Specifically, how does the number of steps grow when we reverse bits of a number?
Scenario Under Consideration
Analyze the time complexity of the following code snippet.
unsigned int reverseBits(unsigned int n) {
unsigned int result = 0;
for (int i = 0; i < 32; i++) {
result <<= 1;
result |= (n & 1);
n >>= 1;
}
return result;
}
This code reverses the bits of a 32-bit unsigned integer by shifting and masking each bit.
Identify Repeating Operations
Identify the loops, recursion, array traversals that repeat.
- Primary operation: The for-loop runs 32 times, processing one bit each time.
- How many times: Exactly 32 times, once for each bit in the number.
How Execution Grows With Input
Since the loop runs a fixed 32 times regardless of the number's value, the steps do not grow with input size.
| Input Size (bits) | Approx. Operations |
|---|---|
| 10 | 32 (fixed) |
| 100 | 32 (fixed) |
| 1000 | 32 (fixed) |
Pattern observation: The number of operations stays the same because the bit size is fixed.
Final Time Complexity
Time Complexity: O(1)
This means the time to reverse bits does not grow with input size because the number of bits is fixed.
Common Mistake
[X] Wrong: "The time to reverse bits grows with the number's value or size."

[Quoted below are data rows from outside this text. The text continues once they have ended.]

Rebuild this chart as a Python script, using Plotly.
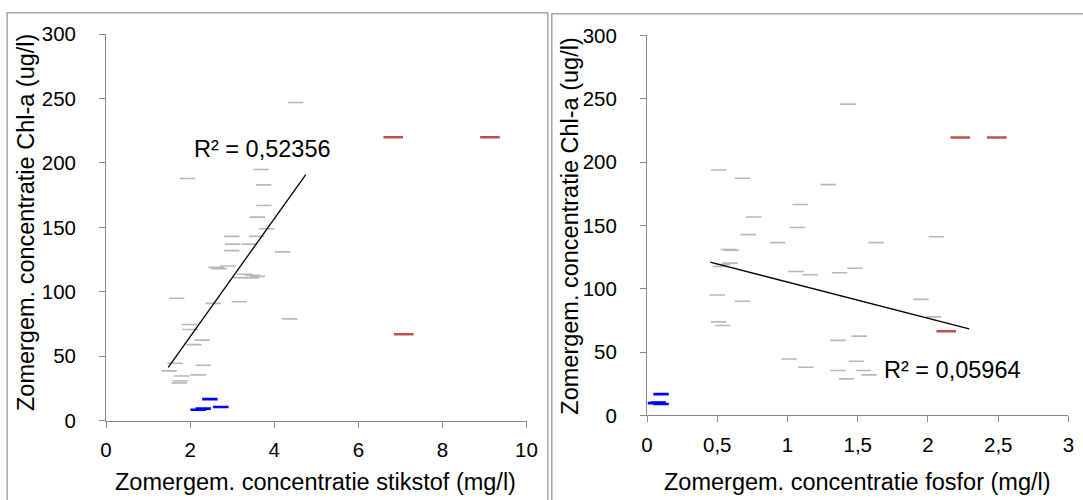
import plotly.graph_objects as go

# Target pixel positions are mapped onto figure pixels (the rendered page is
# photographed with a small offset/scale), then expressed as paper fractions.
W, H = 1090, 508
OFF = 8
SX, BX = 0.985, 2.0
SY, BY = 0.961, 2.0

def fxp(t):
    return (t + BX) / SX - OFF

def fyp(t):
    return (t - BY) / SY - OFF

def px(t):
    return fxp(t) / W

def py(t):
    return 1 - fyp(t) / H

# ---------------- data: left chart (stikstof) ----------------
n_gray_x = [4.51, 3.68, 1.94, 3.75, 3.75, 3.60, 3.82, 2.99, 3.58, 3.01, 3.41, 2.99, 4.20,
            2.69, 2.90, 3.30, 3.49, 3.46, 2.62, 3.20, 3.60, 1.68, 2.55, 3.17, 4.37, 1.98,
            2.00, 2.29, 2.09, 1.64, 2.31, 1.50, 1.80, 2.19, 1.76, 1.74]
n_gray_y = [247, 195, 188, 183, 167, 158, 149, 143, 143, 137, 137, 132, 131,
            118, 120, 113.6, 112.8, 110.8, 119, 111, 112, 95, 91, 92.3, 79, 74.6,
            70.7, 62.5, 59, 44.5, 43, 38.6, 34.7, 35.5, 31, 29.3]
n_red_x = [6.83, 9.13, 7.08]
n_red_y = [220, 220, 67]
n_blue_x = [2.47, 2.31, 2.19, 2.73]
n_blue_y = [16.7, 9.3, 8.5, 10.6]
n_trend_x = [1.48, 4.75]
n_trend_y = [41.4, 191.0]
n_r2_text = "R² = 0,52356"
n_r2_pos = (3.71, 210.5)

# ---------------- data: right chart (fosfor) ----------------
p_gray_x = [0.51, 0.68, 1.29, 1.09, 0.76, 1.07, 0.72, 0.93, 0.60, 0.58, 0.54, 0.59, 0.52,
            1.06, 1.16, 0.50, 0.68, 0.51, 0.54, 1.01, 1.13, 1.43, 2.06, 1.63, 1.48, 1.37,
            1.95, 2.04, 1.51, 1.36, 1.49, 1.36, 1.54, 1.42, 1.58]
p_gray_y = [193.7, 187.2, 182.2, 166.5, 156.6, 148.4, 142.7, 136.4, 130.4, 131, 119.1, 120.2, 117.6,
            113.6, 111, 95, 90.1, 73.8, 71, 44.5, 38, 245.8, 141.1, 136.4, 116.2, 112.6,
            91.6, 77.8, 62.6, 59.2, 42.7, 35.4, 35.4, 28.8, 32]
p_red_x = [2.23, 2.49, 2.13]
p_red_y = [219.4, 219.4, 66.5]
p_blue_x = [0.10, 0.06, 0.10, 0.08]
p_blue_y = [16.8, 9.7, 9.0, 10.2]
p_trend_x = [0.45, 2.293]
p_trend_y = [121.0, 68.3]
p_r2_text = "R² = 0,05964"
p_r2_pos = (2.173, 35.9)

# ---------------- tick labels / titles ----------------
y_ticks = [0, 50, 100, 150, 200, 250, 300]
y_ticktext = ["0", "50", "100", "150", "200", "250", "300"]
n_xticks = [0, 2, 4, 6, 8, 10]
n_xticktext = ["0", "2", "4", "6", "8", "10"]
p_xticks = [0, 0.5, 1, 1.5, 2, 2.5, 3]
p_xticktext = ["0", "0,5", "1", "1,5", "2", "2,5", "3"]
y_title = "Zomergem. concentratie Chl-a (ug/l)"
n_x_title = "Zomergem. concentratie stikstof (mg/l)"
p_x_title = "Zomergem. concentratie fosfor (mg/l)"

FONT = "Liberation Sans, Arial, sans-serif"
GRAY = "#b8b8b8"
RED = "#c0504d"
BLUE = "#0000ff"
AXC = "#898989"

fig = go.Figure()

def add_panel(xa, ya, gx, gy, rx, ry, bx, by, tx, ty):
    fig.add_trace(go.Scatter(x=gx, y=gy, mode="markers", xaxis=xa, yaxis=ya,
                             marker=dict(symbol="line-ew", size=11,
                                         line=dict(width=1.6, color=GRAY)),
                             showlegend=False, hoverinfo="x+y"))
    fig.add_trace(go.Scatter(x=rx, y=ry, mode="markers", xaxis=xa, yaxis=ya,
                             marker=dict(symbol="line-ew", size=14,
                                         line=dict(width=2.5, color=RED)),
                             showlegend=False, hoverinfo="x+y"))
    fig.add_trace(go.Scatter(x=bx, y=by, mode="markers", xaxis=xa, yaxis=ya,
                             marker=dict(symbol="line-ew", size=11,
                                         line=dict(width=2.6, color=BLUE)),
                             showlegend=False, hoverinfo="x+y"))
    fig.add_trace(go.Scatter(x=tx, y=ty, mode="lines", xaxis=xa, yaxis=ya,
                             line=dict(color="black", width=1.3),
                             showlegend=False, hoverinfo="skip"))

add_panel("x", "y", n_gray_x, n_gray_y, n_red_x, n_red_y, n_blue_x, n_blue_y, n_trend_x, n_trend_y)
add_panel("x2", "y2", p_gray_x, p_gray_y, p_red_x, p_red_y, p_blue_x, p_blue_y, p_trend_x, p_trend_y)

axis_common = dict(showgrid=False, zeroline=False, showline=True, linecolor=AXC, linewidth=1,
                   ticks="outside", ticklen=6, tickcolor=AXC, tickwidth=1,
                   tickfont=dict(family=FONT, size=20.5, color="black"))

TF = dict(size=23.5, family=FONT, color="black")

fig.update_layout(
    width=W, height=H,
    margin=dict(l=0, r=0, t=0, b=0),
    paper_bgcolor="white", plot_bgcolor="white",
    font=dict(family=FONT, color="black"),
    xaxis=dict(domain=[px(106), px(526.7)], range=[0, 10], tickvals=n_xticks, ticktext=n_xticktext,
               anchor="y", ticklabelstandoff=5, **axis_common),
    yaxis=dict(domain=[py(421), py(32)], range=[0, 300], tickvals=y_ticks, ticktext=y_ticktext,
               anchor="x", ticklabelstandoff=19, **axis_common),
    xaxis2=dict(domain=[px(647.3), px(1069)], range=[0, 3], tickvals=p_xticks, ticktext=p_xticktext,
                anchor="y2", ticklabelstandoff=5, **axis_common),
    yaxis2=dict(domain=[py(415.7), py(33.3)], range=[0, 300], tickvals=y_ticks, ticktext=y_ticktext,
                anchor="x2", ticklabelstandoff=19, **axis_common),
    shapes=[
        dict(type="rect", xref="paper", yref="paper", x0=max(px(7), 0.6 / W), x1=px(548), y0=-0.2,
             y1=1 - 0.8 / H, line=dict(color="#a6a6a6", width=1.5), layer="below"),
        dict(type="rect", xref="paper", yref="paper", x0=px(552), x1=1.2, y0=-0.2,
             y1=1 - 1.8 / H, line=dict(color="#a6a6a6", width=1.5), layer="below"),
    ],
    annotations=[
        dict(text=n_x_title, xref="paper", yref="paper", x=px(316), y=py(483),
             showarrow=False, xanchor="center", yanchor="middle", font=TF),
        dict(text=p_x_title, xref="paper", yref="paper", x=px(858), y=py(483),
             showarrow=False, xanchor="center", yanchor="middle", font=TF),
        dict(text=y_title, xref="paper", yref="paper", x=px(26), y=py(222), textangle=-90,
             showarrow=False, xanchor="center", yanchor="middle", font=TF),
        dict(text=y_title, xref="paper", yref="paper", x=px(570), y=py(225), textangle=-90,
             showarrow=False, xanchor="center", yanchor="middle", font=TF),
        dict(text=n_r2_text, xref="x", yref="y", x=n_r2_pos[0], y=n_r2_pos[1],
             showarrow=False, xanchor="center", yanchor="middle", font=dict(size=23.5, family=FONT)),
        dict(text=p_r2_text, xref="x2", yref="y2", x=p_r2_pos[0], y=p_r2_pos[1],
             showarrow=False, xanchor="center", yanchor="middle", font=dict(size=23.5, family=FONT)),
    ],
)

fig.write_html("out.html")
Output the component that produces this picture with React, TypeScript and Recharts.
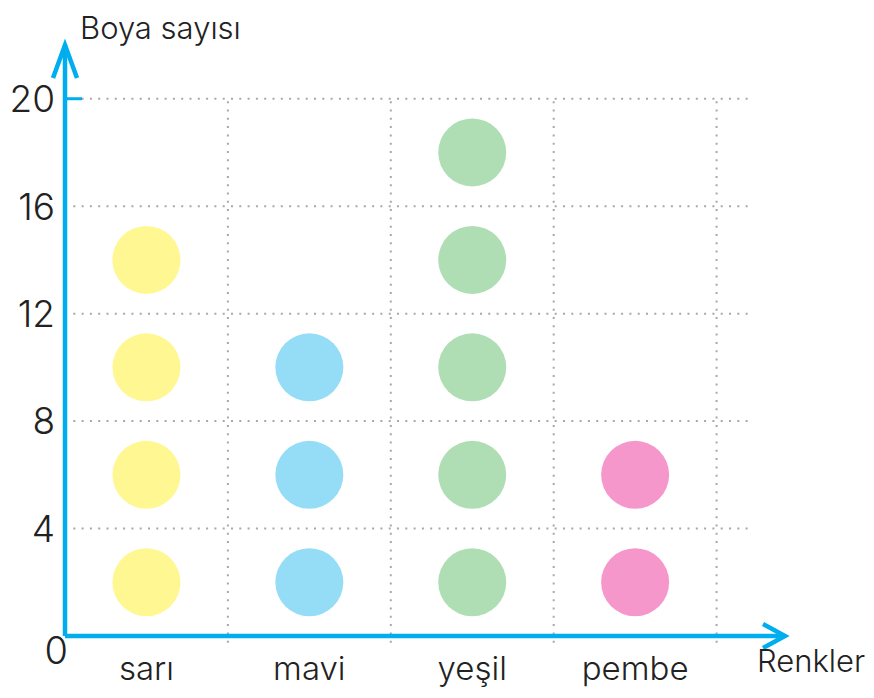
import React from "react";
import { ScatterChart, Scatter, XAxis, YAxis, ReferenceLine } from "recharts";

const categories = ["sarı", "mavi", "yeşil", "pembe"];
const counts = [16, 12, 20, 8];
const colors = ["#FFF791", "#95DDF7", "#B0DEB4", "#F697CC"];
const yTicks = [0, 4, 8, 12, 16, 20];
const perSymbol = 4;
const yTitle = "Boya sayısı";
const xTitle = "Renkler";

const BLUE = "#00AEEF";
const GRID = "#a8a8a8";
const FONT = "Inter, 'Open Sans', sans-serif";
const X_MAX = 4.42;
const Y_MAX = 22;
const GRID_X_END = 4.2;

const seriesData = categories.map((c, i) => {
  const pts: { x: number; y: number }[] = [];
  for (let k = 0; k < counts[i] / perSymbol; k++) {
    pts.push({ x: i + 0.5, y: k * perSymbol + perSymbol / 2 });
  }
  return pts;
});

const Dot = (props: any) => {
  const { cx, cy, fill } = props;
  return <circle cx={cx} cy={cy} r={34} fill={fill} />;
};

const XArrow = (props: any) => {
  const { cx, cy } = props;
  return (
    <polyline
      points={`${cx - 22},${cy - 12} ${cx},${cy} ${cx - 22},${cy + 12}`}
      fill="none"
      stroke={BLUE}
      strokeWidth={4.5}
    />
  );
};

const YArrow = (props: any) => {
  const { cx, cy } = props;
  return (
    <polyline
      points={`${cx - 12},${cy + 33} ${cx},${cy} ${cx + 12},${cy + 33}`}
      fill="none"
      stroke={BLUE}
      strokeWidth={4.5}
    />
  );
};

const YTick = (props: any) => {
  const { x, y, payload } = props;
  const v = payload.value;
  if (v === Y_MAX) {
    return (
      <text x={x + 28} y={y - 6} fontSize={31} fontFamily={FONT} fontWeight={300} fill="#222">
        {yTitle}
      </text>
    );
  }
  if (v === 0) {
    return (
      <text x={x + 16} y={y + 14} dy="0.36em" textAnchor="end" fontSize={38} fontFamily={FONT} fontWeight={300} fill="#222">
        0
      </text>
    );
  }
  return (
    <g>
      {v === 20 && <line x1={x + 13} x2={x + 30} y1={y} y2={y} stroke={BLUE} strokeWidth={3} />}
      <text x={x + 3} y={y} dy="0.36em" textAnchor="end" fontSize={37} fontFamily={FONT} fontWeight={300} fill="#222">
        {v}
      </text>
    </g>
  );
};

const XTick = (props: any) => {
  const { x, y, payload } = props;
  const v = payload.value;
  if (v === X_MAX) {
    return (
      <text x={x - 28} y={y + 36} textAnchor="start" fontSize={31} fontFamily={FONT} fontWeight={300} fill="#222">
        {xTitle}
      </text>
    );
  }
  const idx = Math.floor(v);
  return (
    <text x={x} y={y + 44} textAnchor="middle" fontSize={33} fontFamily={FONT} fontWeight={300} fill="#222">
      {categories[idx]}
    </text>
  );
};

export default function App() {
  const hLines = yTicks.filter((t) => t > 0);
  const vLines = [1, 2, 3, 4];
  return (
    <ScatterChart width={866} height={682} margin={{ top: 37, right: 89, bottom: 24, left: 0 }}>
      <XAxis
        type="number"
        dataKey="x"
        domain={[0, X_MAX]}
        ticks={[0.5, 1.5, 2.5, 3.5, X_MAX]}
        tick={<XTick />}
        height={30}
        tickSize={0}
        tickMargin={0}
        tickLine={false}
        axisLine={{ stroke: BLUE, strokeWidth: 4.5 }}
        interval={0}
      />
      <YAxis
        type="number"
        dataKey="y"
        domain={[0, Y_MAX]}
        ticks={[...yTicks, Y_MAX]}
        width={57}
        tick={<YTick />}
        tickSize={0}
        tickMargin={13}
        tickLine={false}
        axisLine={{ stroke: BLUE, strokeWidth: 4.5 }}
        interval={0}
      />
      {hLines.map((t) => (
        <ReferenceLine
          key={"h" + t}
          segment={[{ x: 0, y: t }, { x: GRID_X_END, y: t }]}
          stroke={GRID}
          strokeWidth={2}
          strokeDasharray="2 6.3"
        />
      ))}
      {vLines.map((t) => (
        <ReferenceLine
          key={"v" + t}
          segment={[{ x: t, y: -0.25 }, { x: t, y: 20 }]}
          stroke={GRID}
          strokeWidth={2}
          strokeDasharray="2 6.3"
          ifOverflow="visible"
        />
      ))}
      {seriesData.map((d, i) => (
        <Scatter key={categories[i]} data={d} fill={colors[i]} shape={<Dot />} isAnimationActive={false} />
      ))}
      <Scatter data={[{ x: X_MAX, y: 0 }]} shape={<XArrow />} isAnimationActive={false} />
      <Scatter data={[{ x: 0, y: Y_MAX }]} shape={<YArrow />} isAnimationActive={false} />
    </ScatterChart>
  );
}
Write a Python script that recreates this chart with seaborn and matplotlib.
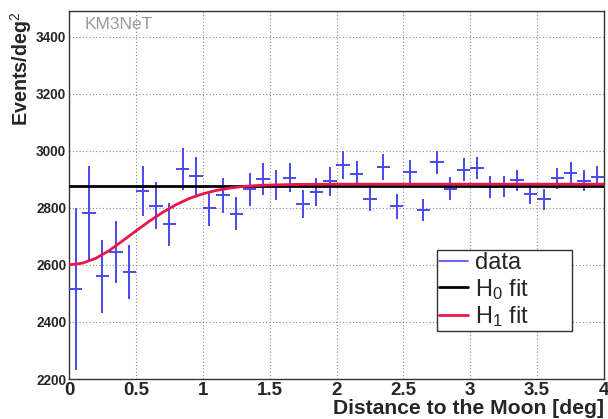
import numpy as np
import pandas as pd
import matplotlib
matplotlib.use("Agg")
import matplotlib.pyplot as plt
from matplotlib.ticker import MultipleLocator
from matplotlib.lines import Line2D
import seaborn as sns

# ---- data ----
bin_centers = [0.05, 0.15, 0.25, 0.35, 0.45, 0.55, 0.65, 0.75, 0.85, 0.95,
               1.05, 1.15, 1.25, 1.35, 1.45, 1.55, 1.65, 1.75, 1.85, 1.95,
               2.05, 2.15, 2.25, 2.35, 2.45, 2.55, 2.65, 2.75, 2.85, 2.95,
               3.05, 3.15, 3.25, 3.35, 3.45, 3.55, 3.65, 3.75, 3.85, 3.95]
events = [2515, 2781, 2560, 2646, 2575, 2858, 2808, 2742, 2936, 2912,
          2798, 2844, 2779, 2865, 2900, 2879, 2906, 2814, 2856, 2893,
          2950, 2920, 2832, 2942, 2805, 2926, 2793, 2959, 2867, 2933,
          2939, 2873, 2876, 2896, 2850, 2830, 2903, 2923, 2895, 2909]
errors = [283, 166, 127, 108, 94, 88, 82, 75, 74, 67,
          61, 61, 58, 57, 56, 52, 51, 50, 49, 50,
          48, 45, 43, 45, 43, 42, 39, 41, 40, 40,
          38, 39, 37, 38, 37, 37, 36, 36, 36, 36]
bin_halfwidth = 0.05

h0_x = [0.0, 4.0]
h0_y = [2877, 2877]

h1_x = [0.0, 0.1, 0.2, 0.3, 0.4, 0.5, 0.6, 0.7, 0.8, 0.9, 1.0,
        1.1, 1.2, 1.3, 1.4, 1.5, 1.7, 2.0, 4.0]
h1_y = [2600, 2606, 2623, 2650, 2684, 2719, 2753, 2784, 2811, 2833, 2849,
        2861, 2869, 2875, 2878, 2880, 2882, 2883, 2883]

xticks_major = [0, 0.5, 1, 1.5, 2, 2.5, 3, 3.5, 4]
xtick_labels = ["0", "0.5", "1", "1.5", "2", "2.5", "3", "3.5", "4"]
yticks_major = [2200, 2400, 2600, 2800, 3000, 3200, 3400]

# ---- style ----
sns.set_style("white")
plt.rcParams["font.family"] = ["Liberation Sans", "DejaVu Sans"]
plt.rcParams["mathtext.fontset"] = "custom"
plt.rcParams["mathtext.rm"] = "Liberation Sans"
plt.rcParams["mathtext.it"] = "Liberation Sans"
plt.rcParams["mathtext.bf"] = "Liberation Sans:bold"

fig = plt.figure(figsize=(6.08, 4.19), dpi=100)
ax = fig.add_axes([69 / 608, 1 - 379 / 419, 535 / 608, 368 / 419])

data_color = "#4a4af0"
red = "#e8174a"

# grid
for xv in xticks_major[1:-1]:
    ax.axvline(xv, color="#888888", lw=0.8, ls=(0, (1, 2)), zorder=0)
for yv in yticks_major[1:]:
    ax.axhline(yv, color="#888888", lw=0.8, ls=(0, (1, 2)), zorder=0)

# data with error bars
ax.errorbar(bin_centers, events, yerr=errors,
            xerr=[bin_halfwidth] * len(bin_centers),
            fmt="none", ecolor=data_color, elinewidth=1.4, capsize=0, zorder=3)

df0 = pd.DataFrame({"x": h0_x, "y": h0_y})
df1 = pd.DataFrame({"x": h1_x, "y": h1_y})
sns.lineplot(data=df0, x="x", y="y", ax=ax, color="black", lw=2.0, zorder=4)
sns.lineplot(data=df1, x="x", y="y", ax=ax, color=red, lw=2.0, zorder=5)

ax.set_xlim(0, 4)
ax.set_ylim(2200, 3490)

ax.xaxis.set_major_locator(MultipleLocator(0.5))
ax.xaxis.set_minor_locator(MultipleLocator(0.1))
ax.yaxis.set_major_locator(MultipleLocator(200))
ax.yaxis.set_minor_locator(MultipleLocator(40))
ax.set_xticks(xticks_major)
ax.set_xticklabels(xtick_labels)
ax.set_yticks(yticks_major)
ax.tick_params(axis="both", which="both", direction="in", top=False, right=False,
               color="#444444")
ax.tick_params(axis="x", which="major", length=10, width=1, labelsize=13.5, pad=2)
ax.tick_params(axis="x", which="minor", length=5, width=1)
ax.tick_params(axis="y", which="major", length=10, width=1, labelsize=9.8, pad=2)
ax.tick_params(axis="y", which="minor", length=5, width=1)
for lab in ax.get_xticklabels() + ax.get_yticklabels():
    lab.set_fontweight("bold")

for s in ax.spines.values():
    s.set_color("#333333")
    s.set_linewidth(1.0)

ax.set_xlabel("Distance to the Moon [deg]", fontsize=15.2, fontweight="bold",
              loc="right")
ax.xaxis.label.set_va("baseline")
ax.xaxis.set_label_coords(1.0, -35 / 368)

ax.set_ylabel(r"Events/deg$^2$", fontsize=14.2, fontweight="bold", loc="top")
ax.yaxis.label.set_va("baseline")
ax.yaxis.set_label_coords(-41 / 535, 1.0)

ax.text(0.03, 0.985, "KM3NeT", transform=ax.transAxes, fontsize=12.5,
        color="#9a9a9a", ha="left", va="top")

handles = [Line2D([], [], color=data_color, lw=1.2),
           Line2D([], [], color="black", lw=2),
           Line2D([], [], color=red, lw=2)]
labels = ["data", r"H$_0$ fit", r"H$_1$ fit"]
leg = ax.legend(handles, labels, loc="lower left",
                bbox_to_anchor=(0.688, 0.130, 0.252, 0.250), mode="expand",
                fontsize=17, frameon=True, fancybox=False, framealpha=1,
                borderpad=0.1, labelspacing=0.1, handlelength=1.2,
                handletextpad=0.3, borderaxespad=0)
leg.get_frame().set_edgecolor("#333333")
leg.get_frame().set_linewidth(1.0)

fig.savefig("out.png", dpi=100)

[OK] Correct: The code always processes a fixed number of bits (32), so time depends on bit length, not the number's value.
Interview Connect
Understanding fixed-time operations like bit reversal helps you reason about low-level data manipulation efficiently, a useful skill in many coding challenges.
Self-Check
"What if we changed the input to a variable bit-length number? How would the time complexity change?"